Western culture is profoundly alienated from its technical creations. This alienation takes two forms, and both are errors. The first reduces the technical object to a mere tool — a slave, an instrument, a thing with no significance beyond its utility. The second, seemingly opposite but structurally identical, elevates the technical object to a threat — a monster, a rival to human sovereignty. The technophobe and the technophile share the same mistake: both treat the machine as something fundamentally other than the human, something that must either be subordinated or feared. Simondon argued that technical objects have their own mode of existence — their own way of being in the world that cannot be reduced to human intentions or social functions. Understanding this mode of existence is the precondition for any adequate relationship with machines.
A combustion engine is not merely a device for converting fuel to motion. It is a system of interrelated components that has its own internal logic, its own trajectory of development, its own way of resolving the tensions between thermodynamic efficiency and mechanical constraint. When engineers improve an engine over successive generations, they are not simply imposing new forms on passive metal. They are participating in the engine's own process of individuation — responding to tensions within the technical object itself.
Simondon distinguished three modes of the technical object's relationship to its environment: the element, the individual, and the ensemble. The technical element is a component — a transistor, a gear, a subroutine — that functions only as part of a larger system. The technical individual is a self-contained system that creates and maintains its own operating conditions, its own associated milieu. The steam engine is a technical individual because it generates the conditions necessary for its own operation. The technical ensemble is a network of technical individuals coordinated to perform functions no single individual could perform alone — a factory, a power grid, the internet.
This taxonomy proves remarkably useful for understanding the current AI landscape. A large language model operating in isolation — responding to individual queries without context, without memory, without integration into a broader system — is a technical element. But the trajectory of development is clearly toward technical individuality. AI systems that maintain persistent memory across conversations, that integrate with tools and databases, that create and maintain their own context — these are beginning to generate their own associated milieu. And beyond the technical individual lies the technical ensemble: Segal's Agentic Web is, in Simondon's terms, the emergence of a new technical ensemble.
The framework was developed in Du mode d'existence des objets techniques (1958), Simondon's supplementary thesis. The book's title — On the Mode of Existence of Technical Objects — announces its central claim: that technical objects have a mode of existence, and that the refusal of Western philosophy to theorize this mode of existence is the source of modern culture's pathological relationship to technology.
Technical objects have their own mode of existence. They are not mere means to human ends but entities with their own internal logic and trajectory.
Three levels: element, individual, ensemble.
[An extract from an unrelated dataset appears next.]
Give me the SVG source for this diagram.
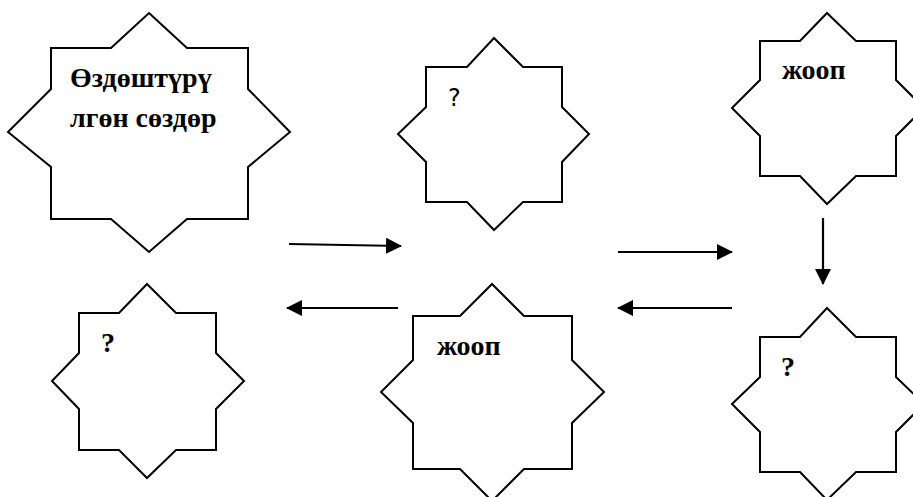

Each level represents a different degree of autonomy and a different kind of relationship with surrounding environments.
Both tool-reduction and threat-elevation are errors. The technophobe and the technophile share the same blindness: refusal to know the machine as it actually is.
Understanding precedes right relationship. Adequate engagement with technology requires first grasping what technical objects are in themselves.
AI trajectory runs from element through individual toward ensemble. This framework clarifies what is changing as AI systems develop persistent memory, tool use, and inter-agent coordination.